COLLECTED MATERIAL —
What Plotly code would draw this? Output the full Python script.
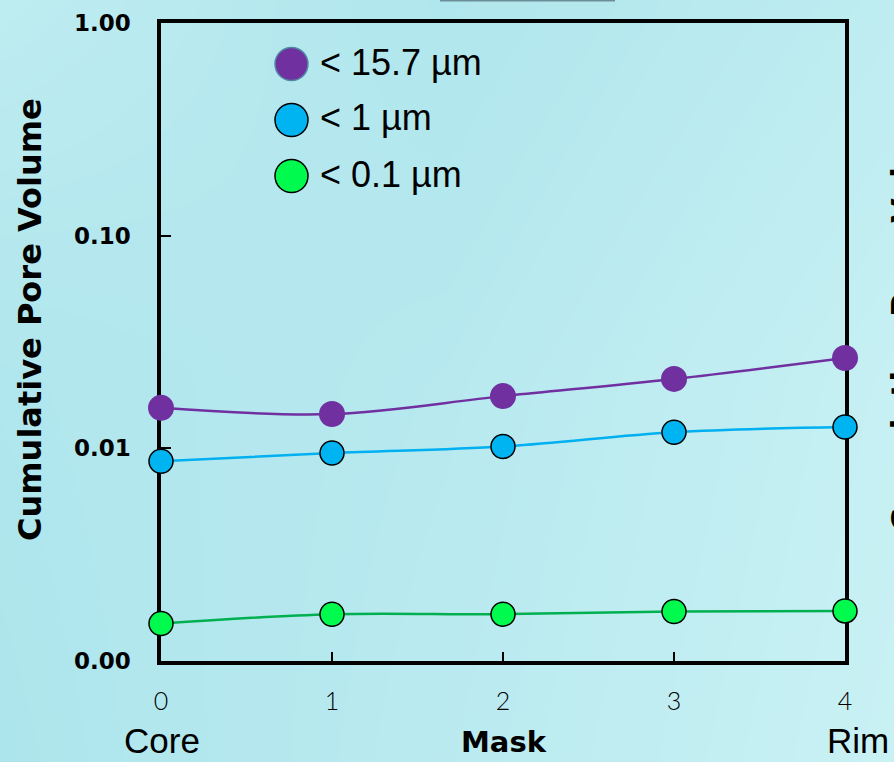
import plotly.graph_objects as go

# ---- data -------------------------------------------------------------
positions = [0, 1, 2, 3, 4]
x_tick_text = ["0", "1", "2", "3", "4"]

pv_lt_15_7 = [0.0155, 0.0145, 0.0176, 0.0212, 0.0266]   # pores < 15.7 µm
pv_lt_1 = [0.0087, 0.0095, 0.0102, 0.0119, 0.0126]      # pores < 1 µm
pv_lt_0_1 = [0.00150, 0.00166, 0.00166, 0.00171, 0.00172]  # pores < 0.1 µm

series_names = ["< 15.7 µm", "< 1 µm", "< 0.1 µm"]
y_tick_vals = [0.001, 0.01, 0.1, 1]
y_tick_text = ["0.00", "0.01", "0.10", "1.00"]

# ---- figure geometry (pixels) ----------------------------------------
W, H = 894, 762
BOX_L, BOX_R, BOX_T, BOX_B = 161, 845, 23, 661


def px(x):
    return x / W


def py(y):
    return 1 - y / H


PURPLE = "#7030a0"
BLUE_FILL, BLUE_LINE = "#00b4f2", "#00b0f0"
GREEN_FILL, GREEN_LINE = "#00fa4e", "#00b050"

fig = go.Figure()

# soft cyan backdrop filling the whole canvas
fig.add_trace(go.Heatmap(
    x=[0, 0.5, 1], y=[0, 0.5, 1],
    z=[[0.0, 0.45, 1.0],
       [0.1, 0.35, 0.9],
       [0.6, 0.1, 0.6]],
    zsmooth="best", showscale=False, hoverinfo="skip",
    colorscale=[[0, "#ade5ec"], [1, "#c9f1f4"]],
    xaxis="x", yaxis="y",
))

series = [
    (pv_lt_15_7, PURPLE, PURPLE, PURPLE, 26, 0),
    (pv_lt_1, BLUE_LINE, BLUE_FILL, "black", 24, 1.5),
    (pv_lt_0_1, GREEN_LINE, GREEN_FILL, "black", 24, 1.5),
]
for (vals, lcol, fcol, ocol, size, ow), name in zip(series, series_names):
    fig.add_trace(go.Scatter(
        x=positions, y=vals, name=name, mode="lines+markers",
        line=dict(color=lcol, width=2.5, shape="spline", smoothing=1),
        marker=dict(color=fcol, size=size, line=dict(color=ocol, width=ow)),
        cliponaxis=False, showlegend=False,
        xaxis="x2", yaxis="y2",
    ))

# hand-built legend block
legend_y = [64, 120, 176]
legend_fill = [PURPLE, BLUE_FILL, GREEN_FILL]
legend_edge = ["#4f8aa0", "black", "black"]
shapes = []
annotations = []
for name, yy, fc, ec in zip(series_names, legend_y, legend_fill, legend_edge):
    shapes.append(dict(
        type="circle", xref="paper", yref="paper",
        xsizemode="pixel", ysizemode="pixel",
        xanchor=px(291.5), yanchor=py(yy),
        x0=-16.5, x1=16.5, y0=-16.5, y1=16.5,
        fillcolor=fc, line=dict(color=ec, width=1.5),
    ))
    annotations.append(dict(
        text=name, xref="paper", yref="paper", x=px(318), y=py(yy - 2),
        xanchor="left", yanchor="middle", showarrow=False,
        font=dict(family="Liberation Sans, Arial", size=36, color="black"),
    ))

# cut-off title box edge at the top
shapes.append(dict(type="line", xref="paper", yref="paper",
                   x0=px(440), x1=px(615), y0=py(0.6), y1=py(0.6),
                   line=dict(color="#6c8e98", width=2)))

title_font = dict(family="DejaVu Sans", size=32, color="black", weight="bold")
annotations += [
    dict(text="Cumulative Pore Volume", xref="paper", yref="paper",
         x=px(30), y=py(320), textangle=-90, showarrow=False,
         xanchor="center", yanchor="middle", font=title_font),
    dict(text="Cumulative Pore Volume", xref="paper", yref="paper",
         x=px(903), y=py(310), textangle=-90, showarrow=False,
         xanchor="center", yanchor="middle", font=title_font),
    dict(text="Core", xref="paper", yref="paper", x=px(162), y=py(740),
         showarrow=False, xanchor="center", yanchor="middle",
         font=dict(family="Liberation Sans, Arial", size=35, color="black")),
    dict(text="Rim", xref="paper", yref="paper", x=px(858), y=py(740),
         showarrow=False, xanchor="center", yanchor="middle",
         font=dict(family="Liberation Sans, Arial", size=35, color="black")),
    dict(text="Mask", xref="paper", yref="paper", x=px(504), y=py(742),
         showarrow=False, xanchor="center", yanchor="middle",
         font=dict(family="DejaVu Sans", size=29, color="black", weight="bold")),
]

fig.update_layout(
    width=W, height=H,
    margin=dict(l=0, r=0, t=0, b=0, pad=0, autoexpand=False),
    paper_bgcolor="#b5e8ee",
    plot_bgcolor="rgba(0,0,0,0)",
    showlegend=False,
    shapes=shapes,
    annotations=annotations,
    xaxis=dict(domain=[0, 1], range=[0, 1], visible=False, fixedrange=True,
               automargin=False),
    yaxis=dict(domain=[0, 1], range=[0, 1], visible=False, fixedrange=True,
               automargin=False),
    xaxis2=dict(
        domain=[px(BOX_L), px(BOX_R)], anchor="y2", range=[0, 4],
        tickvals=positions, ticktext=x_tick_text,
        ticks="inside", ticklen=9, tickwidth=1.5, tickcolor="black",
        showline=True, linewidth=3.5, linecolor="black", mirror=True,
        showgrid=False, zeroline=False, layer="below traces", automargin=False,
        tickfont=dict(family="Lato", size=25, color="black", weight=300),
        ticklabelstandoff=15,
    ),
    yaxis2=dict(
        domain=[py(BOX_B), py(BOX_T)], anchor="x2", type="log", range=[-3, 0],
        tickvals=y_tick_vals, ticktext=y_tick_text,
        ticks="inside", ticklen=10, tickwidth=1.5, tickcolor="black",
        showline=True, linewidth=3.5, linecolor="black", mirror=True,
        showgrid=False, zeroline=False, layer="below traces", automargin=False,
        tickfont=dict(family="DejaVu Sans", size=23, color="black", weight="bold"),
        ticklabelstandoff=22,
    ),
)

fig.write_html("out.html")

TASK REQUIREMENTS — Pictures are excluded; output everything else in the data verbatim.

WRITTEN SOLUTION —
What Plotly code would draw this? Output the full Python script.
import plotly.graph_objects as go

# ---- data -------------------------------------------------------------
positions = [0, 1, 2, 3, 4]
x_tick_text = ["0", "1", "2", "3", "4"]

pv_lt_15_7 = [0.0155, 0.0145, 0.0176, 0.0212, 0.0266]   # pores < 15.7 µm
pv_lt_1 = [0.0087, 0.0095, 0.0102, 0.0119, 0.0126]      # pores < 1 µm
pv_lt_0_1 = [0.00150, 0.00166, 0.00166, 0.00171, 0.00172]  # pores < 0.1 µm

series_names = ["< 15.7 µm", "< 1 µm", "< 0.1 µm"]
y_tick_vals = [0.001, 0.01, 0.1, 1]
y_tick_text = ["0.00", "0.01", "0.10", "1.00"]

# ---- figure geometry (pixels) ----------------------------------------
W, H = 894, 762
BOX_L, BOX_R, BOX_T, BOX_B = 161, 845, 23, 661


def px(x):
    return x / W


def py(y):
    return 1 - y / H


PURPLE = "#7030a0"
BLUE_FILL, BLUE_LINE = "#00b4f2", "#00b0f0"
GREEN_FILL, GREEN_LINE = "#00fa4e", "#00b050"

fig = go.Figure()

# soft cyan backdrop filling the whole canvas
fig.add_trace(go.Heatmap(
    x=[0, 0.5, 1], y=[0, 0.5, 1],
    z=[[0.0, 0.45, 1.0],
       [0.1, 0.35, 0.9],
       [0.6, 0.1, 0.6]],
    zsmooth="best", showscale=False, hoverinfo="skip",
    colorscale=[[0, "#ade5ec"], [1, "#c9f1f4"]],
    xaxis="x", yaxis="y",
))

series = [
    (pv_lt_15_7, PURPLE, PURPLE, PURPLE, 26, 0),
    (pv_lt_1, BLUE_LINE, BLUE_FILL, "black", 24, 1.5),
    (pv_lt_0_1, GREEN_LINE, GREEN_FILL, "black", 24, 1.5),
]
for (vals, lcol, fcol, ocol, size, ow), name in zip(series, series_names):
    fig.add_trace(go.Scatter(
        x=positions, y=vals, name=name, mode="lines+markers",
        line=dict(color=lcol, width=2.5, shape="spline", smoothing=1),
        marker=dict(color=fcol, size=size, line=dict(color=ocol, width=ow)),
        cliponaxis=False, showlegend=False,
        xaxis="x2", yaxis="y2",
    ))

# hand-built legend block
legend_y = [64, 120, 176]
legend_fill = [PURPLE, BLUE_FILL, GREEN_FILL]
legend_edge = ["#4f8aa0", "black", "black"]
shapes = []
annotations = []
for name, yy, fc, ec in zip(series_names, legend_y, legend_fill, legend_edge):
    shapes.append(dict(
        type="circle", xref="paper", yref="paper",
        xsizemode="pixel", ysizemode="pixel",
        xanchor=px(291.5), yanchor=py(yy),
        x0=-16.5, x1=16.5, y0=-16.5, y1=16.5,
        fillcolor=fc, line=dict(color=ec, width=1.5),
    ))
    annotations.append(dict(
        text=name, xref="paper", yref="paper", x=px(318), y=py(yy - 2),
        xanchor="left", yanchor="middle", showarrow=False,
        font=dict(family="Liberation Sans, Arial", size=36, color="black"),
    ))

# cut-off title box edge at the top
shapes.append(dict(type="line", xref="paper", yref="paper",
                   x0=px(440), x1=px(615), y0=py(0.6), y1=py(0.6),
                   line=dict(color="#6c8e98", width=2)))

title_font = dict(family="DejaVu Sans", size=32, color="black", weight="bold")
annotations += [
    dict(text="Cumulative Pore Volume", xref="paper", yref="paper",
         x=px(30), y=py(320), textangle=-90, showarrow=False,
         xanchor="center", yanchor="middle", font=title_font),
    dict(text="Cumulative Pore Volume", xref="paper", yref="paper",
         x=px(903), y=py(310), textangle=-90, showarrow=False,
         xanchor="center", yanchor="middle", font=title_font),
    dict(text="Core", xref="paper", yref="paper", x=px(162), y=py(740),
         showarrow=False, xanchor="center", yanchor="middle",
         font=dict(family="Liberation Sans, Arial", size=35, color="black")),
    dict(text="Rim", xref="paper", yref="paper", x=px(858), y=py(740),
         showarrow=False, xanchor="center", yanchor="middle",
         font=dict(family="Liberation Sans, Arial", size=35, color="black")),
    dict(text="Mask", xref="paper", yref="paper", x=px(504), y=py(742),
         showarrow=False, xanchor="center", yanchor="middle",
         font=dict(family="DejaVu Sans", size=29, color="black", weight="bold")),
]

fig.update_layout(
    width=W, height=H,
    margin=dict(l=0, r=0, t=0, b=0, pad=0, autoexpand=False),
    paper_bgcolor="#b5e8ee",
    plot_bgcolor="rgba(0,0,0,0)",
    showlegend=False,
    shapes=shapes,
    annotations=annotations,
    xaxis=dict(domain=[0, 1], range=[0, 1], visible=False, fixedrange=True,
               automargin=False),
    yaxis=dict(domain=[0, 1], range=[0, 1], visible=False, fixedrange=True,
               automargin=False),
    xaxis2=dict(
        domain=[px(BOX_L), px(BOX_R)], anchor="y2", range=[0, 4],
        tickvals=positions, ticktext=x_tick_text,
        ticks="inside", ticklen=9, tickwidth=1.5, tickcolor="black",
        showline=True, linewidth=3.5, linecolor="black", mirror=True,
        showgrid=False, zeroline=False, layer="below traces", automargin=False,
        tickfont=dict(family="Lato", size=25, color="black", weight=300),
        ticklabelstandoff=15,
    ),
    yaxis2=dict(
        domain=[py(BOX_B), py(BOX_T)], anchor="x2", type="log", range=[-3, 0],
        tickvals=y_tick_vals, ticktext=y_tick_text,
        ticks="inside", ticklen=10, tickwidth=1.5, tickcolor="black",
        showline=True, linewidth=3.5, linecolor="black", mirror=True,
        showgrid=False, zeroline=False, layer="below traces", automargin=False,
        tickfont=dict(family="DejaVu Sans", size=23, color="black", weight="bold"),
        ticklabelstandoff=22,
    ),
)

fig.write_html("out.html")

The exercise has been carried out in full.